### GIVEN INFORMATION
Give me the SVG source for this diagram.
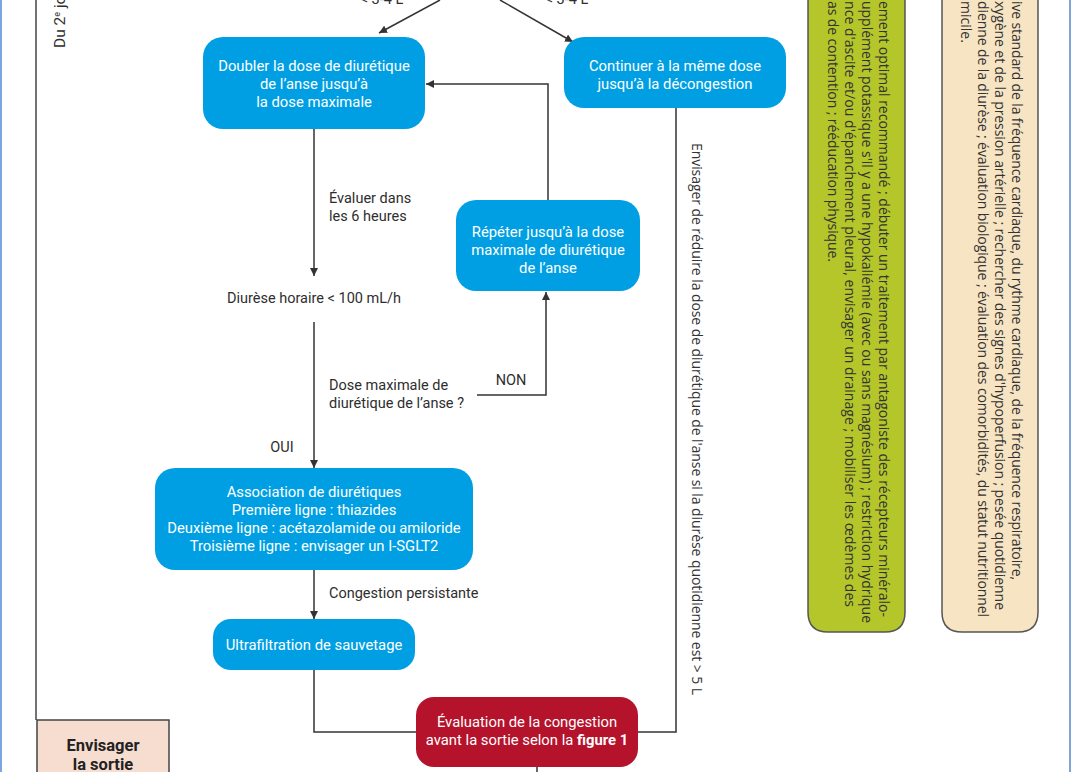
<svg xmlns="http://www.w3.org/2000/svg" width="1072" height="772" viewBox="0 0 1072 772">
<defs>
<marker id="arr" viewBox="0 0 10 10" refX="10" refY="5" markerWidth="8" markerHeight="8" markerUnits="userSpaceOnUse" orient="auto">
<path d="M0,0 L10,5 L0,10 z" fill="#333"/>
</marker>
<style>
.blue{fill:#009fe3;}
.red{fill:#b5122b;}
.wt{fill:#fff;font-family:Roboto,"Liberation Sans",sans-serif;font-size:14.8px;text-anchor:middle;}
.lb{fill:#2e2e2e;font-family:Roboto,"Liberation Sans",sans-serif;font-size:14.5px;}
.ln{fill:none;stroke:#333;stroke-width:1.5;}
.side{font-family:"Open Sans","DejaVu Sans",sans-serif;font-size:14px;fill:#333;}
.bt{fill:#222;font-family:Roboto,"Liberation Sans",sans-serif;font-size:16.5px;font-weight:bold;text-anchor:middle;}
</style>
</defs>
<rect x="0" y="0" width="1072" height="772" fill="#fff"/>
<line x1="1" y1="0" x2="1" y2="772" stroke="#7ea6dc" stroke-width="2"/>
<line x1="1070" y1="0" x2="1070" y2="772" stroke="#7ea6dc" stroke-width="2"/>

<g id="frame">
<line x1="36" y1="0" x2="36" y2="720" stroke="#444" stroke-width="1.5"/>
<text class="lb" style="font-size:15.5px" transform="translate(65,48) rotate(-90)">Du 2<tspan style="font-size:9px" baseline-shift="super">e</tspan> jo</text>
</g>

<g id="connectors">
<line class="ln" x1="440" y1="0" x2="379" y2="33" marker-end="url(#arr)"/>
<line class="ln" x1="500" y1="0" x2="573" y2="42" marker-end="url(#arr)"/>
<line class="ln" x1="314" y1="129" x2="314" y2="276" marker-end="url(#arr)"/>
<line class="ln" x1="314" y1="322" x2="314" y2="468" marker-end="url(#arr)"/>
<polyline class="ln" points="477,395 546,395 546,292" marker-end="url(#arr)"/>
<polyline class="ln" points="548,200 548,84 426,84" marker-end="url(#arr)"/>
<line class="ln" x1="314" y1="570" x2="314" y2="619" marker-end="url(#arr)"/>
<polyline class="ln" points="314,670 314,732 416,732"/>
<polyline class="ln" points="638,732 676,732 676,108"/>
<line class="ln" x1="537" y1="767" x2="537" y2="772"/>
<text class="lb" x="382" y="4" text-anchor="middle">&lt; 3-4 L</text>
<text class="lb" x="567" y="4" text-anchor="middle">&lt; 3-4 L</text>
<text class="lb" x="329" y="203">Évaluer dans</text>
<text class="lb" x="329" y="221">les 6 heures</text>
<text class="lb" x="329" y="390">Dose maximale de</text>
<text class="lb" x="329" y="408">diurétique de l’anse ?</text>
<text class="lb" x="511" y="385" text-anchor="middle">NON</text>
<text class="lb" x="282" y="452" text-anchor="middle">OUI</text>
<text class="lb" x="329" y="598">Congestion persistante</text>
<text class="side" transform="translate(692,143) rotate(90)" textLength="552" lengthAdjust="spacing">Envisager de réduire la dose de diurétique de l'anse si la diurèse quotidienne est &gt; 5 L</text>
</g>

<g id="n-doubler">
<rect class="blue" x="203" y="37" width="222" height="92" rx="20"/>
<text class="wt" x="314" y="71">Doubler la dose de diurétique</text>
<text class="wt" x="314" y="89">de l’anse jusqu’à</text>
<text class="wt" x="314" y="107">la dose maximale</text>
</g>

<g id="n-continuer">
<rect class="blue" x="564" y="37" width="222" height="71" rx="20"/>
<text class="wt" x="675" y="71">Continuer à la même dose</text>
<text class="wt" x="675" y="89">jusqu’à la décongestion</text>
</g>

<g id="n-diurese">
<text class="lb" x="314" y="303" text-anchor="middle">Diurèse horaire &lt; 100 mL/h</text>
</g>

<g id="n-repeter">
<rect class="blue" x="456" y="200" width="184" height="91" rx="20"/>
<text class="wt" x="548" y="237">Répéter jusqu’à la dose</text>
<text class="wt" x="548" y="255">maximale de diurétique</text>
<text class="wt" x="548" y="273">de l’anse</text>
</g>

<g id="n-association">
<rect class="blue" x="155" y="468" width="318" height="102" rx="20"/>
<text class="wt" x="314" y="497">Association de diurétiques</text>
<text class="wt" x="314" y="515">Première ligne : thiazides</text>
<text class="wt" x="314" y="533">Deuxième ligne : acétazolamide ou amiloride</text>
<text class="wt" x="314" y="551">Troisième ligne : envisager un I-SGLT2</text>
</g>

<g id="n-ultra">
<rect class="blue" x="213" y="619" width="202" height="51" rx="18"/>
<text class="wt" x="314" y="650">Ultrafiltration de sauvetage</text>
</g>

<g id="n-evaluation">
<rect class="red" x="416" y="697" width="222" height="70" rx="18"/>
<text class="wt" x="527" y="727">Évaluation de la congestion</text>
<text class="wt" x="527" y="745">avant la sortie selon la <tspan font-weight="bold">figure 1</tspan></text>
</g>

<g id="n-sortie">
<rect x="37" y="720" width="132" height="60" fill="#f6ddd0" stroke="#444" stroke-width="1.5"/>
<text class="bt" x="103" y="751">Envisager</text>
<text class="bt" x="103" y="770">la sortie</text>
</g>

<g id="n-green">
<path d="M808,-5 L905,-5 L905,612 Q905,632 885,632 L828,632 Q808,632 808,612 Z" fill="#b4c62a" stroke="#555" stroke-width="1.5"/>
<text class="side" transform="translate(879,1) rotate(90)" textLength="616" lengthAdjust="spacing">ement optimal recommandé ; débuter un traitement par antagoniste des récepteurs minéralo-</text>
<text class="side" transform="translate(862,1) rotate(90)" textLength="622" lengthAdjust="spacing">upplément potassique s'il y a une hypokaliémie (avec ou sans magnésium) ; restriction hydrique</text>
<text class="side" transform="translate(845,1) rotate(90)" textLength="606" lengthAdjust="spacing">nce d'ascite et/ou d'épanchement pleural, envisager un drainage ; mobiliser les œdèmes des</text>
<text class="side" transform="translate(828,1) rotate(90)" textLength="261" lengthAdjust="spacing">as de contention ; rééducation physique.</text>
</g>

<g id="n-beige">
<path d="M942,-5 L1038,-5 L1038,612 Q1038,632 1018,632 L962,632 Q942,632 942,612 Z" fill="#f7e4c3" stroke="#555" stroke-width="1.5"/>
<text class="side" transform="translate(1012,1) rotate(90)" textLength="579" lengthAdjust="spacing">ive standard de la fréquence cardiaque, du rythme cardiaque, de la fréquence respiratoire,</text>
<text class="side" transform="translate(995,1) rotate(90)" textLength="609" lengthAdjust="spacing">xygène et de la pression artérielle ; rechercher des signes d'hypoperfusion ; pesée quotidienne</text>
<text class="side" transform="translate(978,1) rotate(90)" textLength="616" lengthAdjust="spacing">dienne de la diurèse ; évaluation biologique ; évaluation des comorbidités, du statut nutritionnel</text>
<text class="side" transform="translate(961,1) rotate(90)">micile.</text>
</g>
</svg>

### STATED GOAL
Quote the preceding listing precisely and completely, omitting its images.

### TASK RESPONSE
Give me the SVG source for this diagram.
<svg xmlns="http://www.w3.org/2000/svg" width="1072" height="772" viewBox="0 0 1072 772">
<defs>
<marker id="arr" viewBox="0 0 10 10" refX="10" refY="5" markerWidth="8" markerHeight="8" markerUnits="userSpaceOnUse" orient="auto">
<path d="M0,0 L10,5 L0,10 z" fill="#333"/>
</marker>
<style>
.blue{fill:#009fe3;}
.red{fill:#b5122b;}
.wt{fill:#fff;font-family:Roboto,"Liberation Sans",sans-serif;font-size:14.8px;text-anchor:middle;}
.lb{fill:#2e2e2e;font-family:Roboto,"Liberation Sans",sans-serif;font-size:14.5px;}
.ln{fill:none;stroke:#333;stroke-width:1.5;}
.side{font-family:"Open Sans","DejaVu Sans",sans-serif;font-size:14px;fill:#333;}
.bt{fill:#222;font-family:Roboto,"Liberation Sans",sans-serif;font-size:16.5px;font-weight:bold;text-anchor:middle;}
</style>
</defs>
<rect x="0" y="0" width="1072" height="772" fill="#fff"/>
<line x1="1" y1="0" x2="1" y2="772" stroke="#7ea6dc" stroke-width="2"/>
<line x1="1070" y1="0" x2="1070" y2="772" stroke="#7ea6dc" stroke-width="2"/>

<g id="frame">
<line x1="36" y1="0" x2="36" y2="720" stroke="#444" stroke-width="1.5"/>
<text class="lb" style="font-size:15.5px" transform="translate(65,48) rotate(-90)">Du 2<tspan style="font-size:9px" baseline-shift="super">e</tspan> jo</text>
</g>

<g id="connectors">
<line class="ln" x1="440" y1="0" x2="379" y2="33" marker-end="url(#arr)"/>
<line class="ln" x1="500" y1="0" x2="573" y2="42" marker-end="url(#arr)"/>
<line class="ln" x1="314" y1="129" x2="314" y2="276" marker-end="url(#arr)"/>
<line class="ln" x1="314" y1="322" x2="314" y2="468" marker-end="url(#arr)"/>
<polyline class="ln" points="477,395 546,395 546,292" marker-end="url(#arr)"/>
<polyline class="ln" points="548,200 548,84 426,84" marker-end="url(#arr)"/>
<line class="ln" x1="314" y1="570" x2="314" y2="619" marker-end="url(#arr)"/>
<polyline class="ln" points="314,670 314,732 416,732"/>
<polyline class="ln" points="638,732 676,732 676,108"/>
<line class="ln" x1="537" y1="767" x2="537" y2="772"/>
<text class="lb" x="382" y="4" text-anchor="middle">&lt; 3-4 L</text>
<text class="lb" x="567" y="4" text-anchor="middle">&lt; 3-4 L</text>
<text class="lb" x="329" y="203">Évaluer dans</text>
<text class="lb" x="329" y="221">les 6 heures</text>
<text class="lb" x="329" y="390">Dose maximale de</text>
<text class="lb" x="329" y="408">diurétique de l’anse ?</text>
<text class="lb" x="511" y="385" text-anchor="middle">NON</text>
<text class="lb" x="282" y="452" text-anchor="middle">OUI</text>
<text class="lb" x="329" y="598">Congestion persistante</text>
<text class="side" transform="translate(692,143) rotate(90)" textLength="552" lengthAdjust="spacing">Envisager de réduire la dose de diurétique de l'anse si la diurèse quotidienne est &gt; 5 L</text>
</g>

<g id="n-doubler">
<rect class="blue" x="203" y="37" width="222" height="92" rx="20"/>
<text class="wt" x="314" y="71">Doubler la dose de diurétique</text>
<text class="wt" x="314" y="89">de l’anse jusqu’à</text>
<text class="wt" x="314" y="107">la dose maximale</text>
</g>

<g id="n-continuer">
<rect class="blue" x="564" y="37" width="222" height="71" rx="20"/>
<text class="wt" x="675" y="71">Continuer à la même dose</text>
<text class="wt" x="675" y="89">jusqu’à la décongestion</text>
</g>

<g id="n-diurese">
<text class="lb" x="314" y="303" text-anchor="middle">Diurèse horaire &lt; 100 mL/h</text>
</g>

<g id="n-repeter">
<rect class="blue" x="456" y="200" width="184" height="91" rx="20"/>
<text class="wt" x="548" y="237">Répéter jusqu’à la dose</text>
<text class="wt" x="548" y="255">maximale de diurétique</text>
<text class="wt" x="548" y="273">de l’anse</text>
</g>

<g id="n-association">
<rect class="blue" x="155" y="468" width="318" height="102" rx="20"/>
<text class="wt" x="314" y="497">Association de diurétiques</text>
<text class="wt" x="314" y="515">Première ligne : thiazides</text>
<text class="wt" x="314" y="533">Deuxième ligne : acétazolamide ou amiloride</text>
<text class="wt" x="314" y="551">Troisième ligne : envisager un I-SGLT2</text>
</g>

<g id="n-ultra">
<rect class="blue" x="213" y="619" width="202" height="51" rx="18"/>
<text class="wt" x="314" y="650">Ultrafiltration de sauvetage</text>
</g>

<g id="n-evaluation">
<rect class="red" x="416" y="697" width="222" height="70" rx="18"/>
<text class="wt" x="527" y="727">Évaluation de la congestion</text>
<text class="wt" x="527" y="745">avant la sortie selon la <tspan font-weight="bold">figure 1</tspan></text>
</g>

<g id="n-sortie">
<rect x="37" y="720" width="132" height="60" fill="#f6ddd0" stroke="#444" stroke-width="1.5"/>
<text class="bt" x="103" y="751">Envisager</text>
<text class="bt" x="103" y="770">la sortie</text>
</g>

<g id="n-green">
<path d="M808,-5 L905,-5 L905,612 Q905,632 885,632 L828,632 Q808,632 808,612 Z" fill="#b4c62a" stroke="#555" stroke-width="1.5"/>
<text class="side" transform="translate(879,1) rotate(90)" textLength="616" lengthAdjust="spacing">ement optimal recommandé ; débuter un traitement par antagoniste des récepteurs minéralo-</text>
<text class="side" transform="translate(862,1) rotate(90)" textLength="622" lengthAdjust="spacing">upplément potassique s'il y a une hypokaliémie (avec ou sans magnésium) ; restriction hydrique</text>
<text class="side" transform="translate(845,1) rotate(90)" textLength="606" lengthAdjust="spacing">nce d'ascite et/ou d'épanchement pleural, envisager un drainage ; mobiliser les œdèmes des</text>
<text class="side" transform="translate(828,1) rotate(90)" textLength="261" lengthAdjust="spacing">as de contention ; rééducation physique.</text>
</g>

<g id="n-beige">
<path d="M942,-5 L1038,-5 L1038,612 Q1038,632 1018,632 L962,632 Q942,632 942,612 Z" fill="#f7e4c3" stroke="#555" stroke-width="1.5"/>
<text class="side" transform="translate(1012,1) rotate(90)" textLength="579" lengthAdjust="spacing">ive standard de la fréquence cardiaque, du rythme cardiaque, de la fréquence respiratoire,</text>
<text class="side" transform="translate(995,1) rotate(90)" textLength="609" lengthAdjust="spacing">xygène et de la pression artérielle ; rechercher des signes d'hypoperfusion ; pesée quotidienne</text>
<text class="side" transform="translate(978,1) rotate(90)" textLength="616" lengthAdjust="spacing">dienne de la diurèse ; évaluation biologique ; évaluation des comorbidités, du statut nutritionnel</text>
<text class="side" transform="translate(961,1) rotate(90)">micile.</text>
</g>
</svg>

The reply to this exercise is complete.